Requirements would then ramp up in 2025 to Obama-era levels of a 5 per cent annual increase in the mileage standard and a similar cut in emissions. They then go higher than that for model year 2026, one of the people said, perhaps in the range of 6 or 7 per cent.

In a statement to The Independent, a DOT spokesperson said: “Consistent with the President’s direction in Executive Order (EO) 13990, NHTSA has reviewed and re-evaluated the Proposed Standards for Light-Duty Vehicles (the SAFE II rule) and submitted its proposal to OIRA and interagency review.”

The EPA declined to comment.

Environmentalists have been demanding a swift return to, at a minimum, the Obama emissions standards. At the time, it was considered one of the US’s biggest steps to reduce emissions.

While zero-emission vehicles only account for about 2 per cent of the US auto market, plug-in sales are growing faster this year than traditional cars, The Wall Street Journal reported. EV sales more than doubled in the first six months of this year compared with 2020. Total vehicle sales were at 29 per cent.

However Americans are also buying record numbers of gas-guzzling trucks and SUVs. In April, the Department of Labor reported that dealerships sold around 17,000 more pickups than cars.

In the reported rule update, the EPA is likely to make a non-binding statement that the requirements will ramp up even faster starting in 2027, forcing the industry to sell more EVs, the industry and government officials said.

For now, the agency was seeking to ask that 40 per cent of all new car sales to be EVs by 2030, according to one of the officials.

During the Obama administration, automakers were required to raise fuel economy 5 per cent annually from 2021 through 2026.
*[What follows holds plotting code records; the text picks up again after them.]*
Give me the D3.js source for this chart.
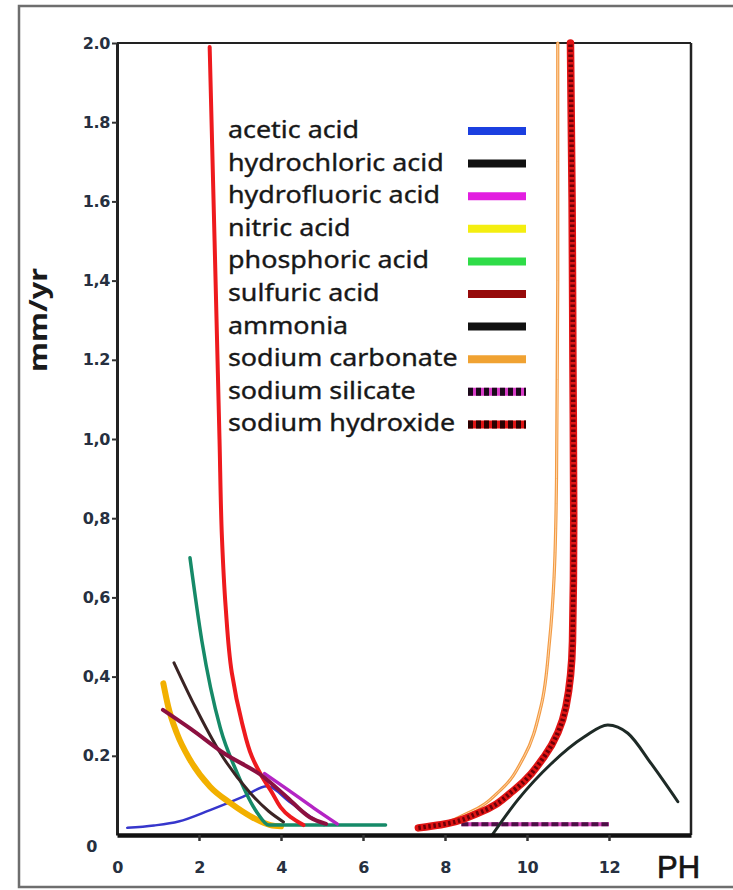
<!DOCTYPE html>
<html>
<head>
<meta charset="utf-8">
<script src="https://cdn.jsdelivr.net/npm/d3@7"></script>
<style>
  html, body { margin: 0; padding: 0; background: #fff; }
  svg { display: block; }
</style>
</head>
<body>
<svg id="chart" width="733" height="890"></svg>
<script>
// ---------- data ----------
const xTickValues = [0, 2, 4, 6, 8, 10, 12];
const xTickLabels = ["0", "2", "4", "6", "8", "10", "12"];
const yTickValues = [0, 0.2, 0.4, 0.6, 0.8, 1.0, 1.2, 1.4, 1.6, 1.8, 2.0];
const yTickLabels = ["0", "0.2", "0,4", "0,6", "0,8", "1,0", "1.2", "1,4", "1.6", "1.8", "2.0"];
const xTitle = "PH";
const yTitle = "mm/yr";

const legendNames = ["acetic acid", "hydrochloric acid", "hydrofluoric acid", "nitric acid",
  "phosphoric acid", "sulfuric acid", "ammonia", "sodium carbonate", "sodium silicate", "sodium hydroxide"];
const legendColors = ["#1b3fe0", "#111111", "#e21ee0", "#f4ee10", "#2fdc48", "#960a0a",
  "#111111", "#f0a232", "#d83cc8", "#e01414"];
const legendDashColors = [null, null, null, null, null, null, null, null, "#1a0a1a", "#2a0000"];

// curves: [pH, mm/yr]
const aceticAcid = [[0.25, 0.018], [0.9, 0.024], [1.5, 0.034], [2.27, 0.063], [3.08, 0.097], [3.66, 0.123], [4.23, 0.082], [4.72, 0.046], [5.05, 0.025]];
const hydrochloricAcid = [[1.39, 0.435], [1.9, 0.325], [2.52, 0.207], [3.25, 0.106], [3.7, 0.06], [4.06, 0.033]];
const hydrofluoricAcid = [[3.6, 0.155], [4.2, 0.112], [4.8, 0.068], [5.37, 0.028]];
const nitricAcid = [[1.13, 0.383], [1.25, 0.324], [1.46, 0.257], [1.78, 0.19], [2.27, 0.122], [2.76, 0.081], [3.33, 0.043], [3.74, 0.025], [4.0, 0.022]];
const phosphoricAcid = [[1.78, 0.70], [2.07, 0.49], [2.52, 0.27], [2.93, 0.157], [3.42, 0.056], [3.7, 0.025], [5.0, 0.025], [6.55, 0.025]];
const sulfuricAcid = [[1.12, 0.316], [1.8, 0.268], [2.6, 0.207], [3.57, 0.147], [4.1, 0.1], [4.7, 0.045], [5.1, 0.028]];
const strongAcid = [[4.55, 0.025], [4.23, 0.046], [3.74, 0.114], [3.29, 0.198], [3.05, 0.283], [2.8, 0.41], [2.65, 0.576], [2.56, 0.75], [2.5, 1.0], [2.38, 1.5], [2.26, 1.99]];
const ammonia = [[9.15, 0.0], [9.77, 0.088], [10.59, 0.18], [11.4, 0.248], [11.97, 0.278], [12.46, 0.257], [13.03, 0.18], [13.68, 0.084]];
const sodiumCarbonate = [[7.4, 0.02], [7.57, 0.021], [8.55, 0.055], [9.36, 0.114], [9.93, 0.198], [10.34, 0.324], [10.55, 0.49], [10.66, 0.65], [10.72, 0.9], [10.75, 1.4], [10.75, 2.0]];
const sodiumSilicate = [[8.4, 0.027], [12.0, 0.027]];
const sodiumHydroxide = [[7.35, 0.018], [7.9, 0.026], [8.8, 0.055], [9.69, 0.114], [10.42, 0.198], [10.95, 0.324], [11.11, 0.49], [11.14, 0.8], [11.12, 1.2], [11.1, 1.6], [11.06, 2.0]];

// ---------- layout ----------
const svg = d3.select("#chart");
const pLeft = 117, pRight = 691, pTop = 43, pBottom = 835;
const x = d3.scaleLinear().domain([0, 14]).range([pLeft, pRight]);
const y = d3.scaleLinear().domain([0, 2]).range([pBottom, pTop]);

// outer frame
svg.append("rect").attr("x", 19).attr("y", 6).attr("width", 740).attr("height", 881)
  .attr("fill", "#fff").attr("stroke", "#6e6e6e").attr("stroke-width", 2.5);

// plot box (top & right)
svg.append("line").attr("x1", pLeft).attr("x2", pRight).attr("y1", pTop).attr("y2", pTop)
  .attr("stroke", "#222").attr("stroke-width", 2);
svg.append("line").attr("x1", pRight).attr("x2", pRight).attr("y1", pTop).attr("y2", pBottom)
  .attr("stroke", "#222").attr("stroke-width", 2.5);

// ---------- curves ----------
const lineX = d3.line().x(d => x(d[0])).y(d => y(d[1])).curve(d3.curveMonotoneX);
const lineY = d3.line().x(d => x(d[0])).y(d => y(d[1])).curve(d3.curveMonotoneY);
const g = svg.append("g").attr("fill", "none");

function draw(data, gen, color, width, dash, cap) {
  g.append("path").attr("d", gen(data)).attr("stroke", color).attr("stroke-width", width)
    .attr("stroke-dasharray", dash || null).attr("stroke-linecap", cap || "round");
}

draw(aceticAcid, lineX, "#3636cc", 2.5);
draw(nitricAcid, lineX, "#f2b000", 6);
draw(phosphoricAcid, lineX, "#168a68", 3.5);
draw(strongAcid, lineY, "#ee1a1e", 4);
draw(hydrofluoricAcid, lineX, "#b424c4", 3.5);
draw(hydrochloricAcid, lineX, "#3a2424", 3);
draw(sulfuricAcid, lineX, "#8c1040", 4);
draw(sodiumSilicate, lineX, "#d640b8", 4, null, "butt");
draw(sodiumSilicate, lineX, "#4a1044", 4, "7,3", "butt");
draw(ammonia, lineX, "#1e2a26", 3);
draw(sodiumCarbonate, lineY, "#f29a44", 3.2);
draw(sodiumCarbonate, lineY, "#ffd6a8", 1);
draw(sodiumHydroxide, lineY, "#e01414", 7.5);
draw(sodiumHydroxide, lineY, "#6e0008", 4.5, "2.5,2.5", "butt");

// ---------- axes ----------
const tickFont = sel => sel.attr("fill", "#263040").attr("font-family", "DejaVu Sans")
  .attr("font-weight", "bold").attr("font-size", 16).attr("letter-spacing", -0.4);

const yAxis = d3.axisLeft(y).tickValues(yTickValues)
  .tickFormat((d, i) => yTickLabels[i]).tickSize(5).tickSizeOuter(0).tickPadding(2);
const yg = svg.append("g").attr("transform", `translate(${pLeft},0)`).call(yAxis);
yg.select(".domain").attr("stroke", "#222").attr("stroke-width", 3);
yg.selectAll(".tick line").attr("stroke", "#333").attr("stroke-width", 2);
yg.selectAll(".tick text").call(tickFont);
yg.selectAll(".tick").filter(d => d === 0).select("line").remove();
yg.selectAll(".tick").filter(d => d === 0).select("text").attr("dy", "1.0em").attr("x", -20);

const xAxis = d3.axisBottom(x).tickValues(xTickValues)
  .tickFormat((d, i) => xTickLabels[i]).tickSize(6).tickSizeOuter(0).tickPadding(21);
const xg = svg.append("g").attr("transform", `translate(0,${pBottom})`).call(xAxis);
xg.select(".domain").attr("stroke", "#111").attr("stroke-width", 4.5);
xg.selectAll(".tick line").attr("stroke", "#333").attr("stroke-width", 2.5);
xg.selectAll(".tick").filter(d => d === 0).select("line").remove();
xg.selectAll(".tick text").call(tickFont);

// titles
svg.append("text").attr("x", 657).attr("y", 878).text(xTitle)
  .attr("font-family", "Liberation Sans").attr("font-size", 31).attr("fill", "#151515")
  .attr("stroke", "#151515").attr("stroke-width", 0.7);
svg.append("text").attr("transform", "translate(47,320) rotate(-90)").attr("text-anchor", "middle")
  .attr("font-family", "Noto Sans").attr("font-weight", "bold").attr("font-size", 25)
  .attr("textLength", 104).attr("lengthAdjust", "spacingAndGlyphs")
  .attr("fill", "#1a1a1a").text(yTitle);

// ---------- legend ----------
const legendTop = 130, legendStep = 32.6;
const lg = svg.append("g");
legendNames.forEach((name, i) => {
  const cy = legendTop + i * legendStep;
  lg.append("text").attr("transform", `translate(228,${cy + 8}) scale(1.12,1)`)
    .attr("font-family", "Noto Sans").attr("font-size", 24).attr("fill", "#181818")
    .attr("stroke", "#181818").attr("stroke-width", 0.35).text(name);
  lg.append("line").attr("x1", 468).attr("x2", 526).attr("y1", cy + 1).attr("y2", cy + 1)
    .attr("stroke", legendColors[i]).attr("stroke-width", 8);
  if (legendDashColors[i]) {
    lg.append("line").attr("x1", 468).attr("x2", 526).attr("y1", cy + 1).attr("y2", cy + 1)
      .attr("stroke", legendDashColors[i]).attr("stroke-width", 8).attr("stroke-dasharray", "5,3");
  }
});
</script>
</body>
</html>
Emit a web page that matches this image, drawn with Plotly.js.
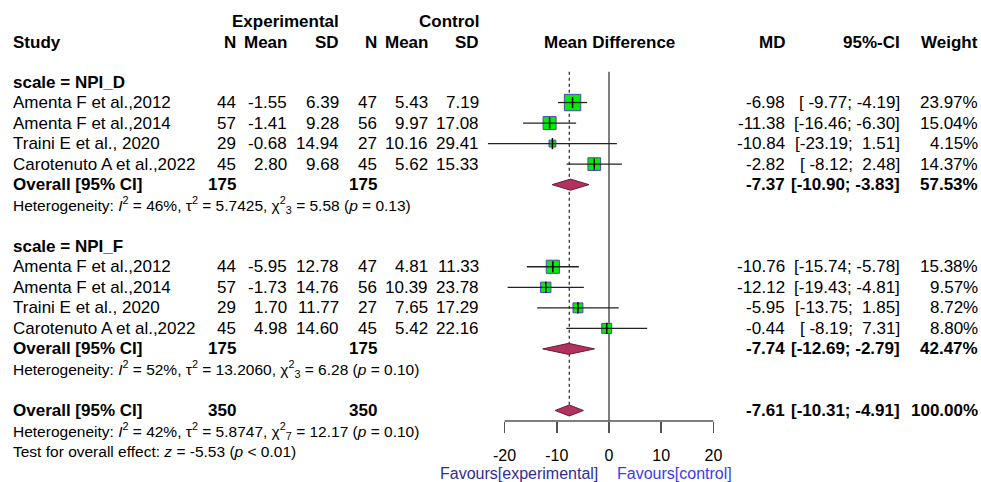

This was lowered to 1.5 per cent each year until 2026 by Mr Trump. Then Secretary of Transportation Elaine L. Chao dubbed the standards set by Mr Obama as “unachievable” and called the “historic” update “a win, win, win situation”.

In 2019, five automakers – Ford, BMW, Honda, Volkswagen and later Volvo – sided with California and agreed to a higher standard of raising mileage by 3.7 per cent per year.

Mr Trump later repealed California’s legal authority to set its own standards, which the Biden administration is moving to restore.

It wasn’t clear whether the Biden administration would restore credits for selling EVs, but that is likely since plug-ins are a pillar of the Biden climate agenda. The administration’s nearly $2 trillion infrastructure proposal includes 500,000 new EV charging stations, and he has proposed tax credits and rebates to help spur sales.

Under the Obama-era standards, automakers got double credit for fully EVs toward meeting their fuel economy and pollution requirements. That “multiplier” was removed in the Trump rollback.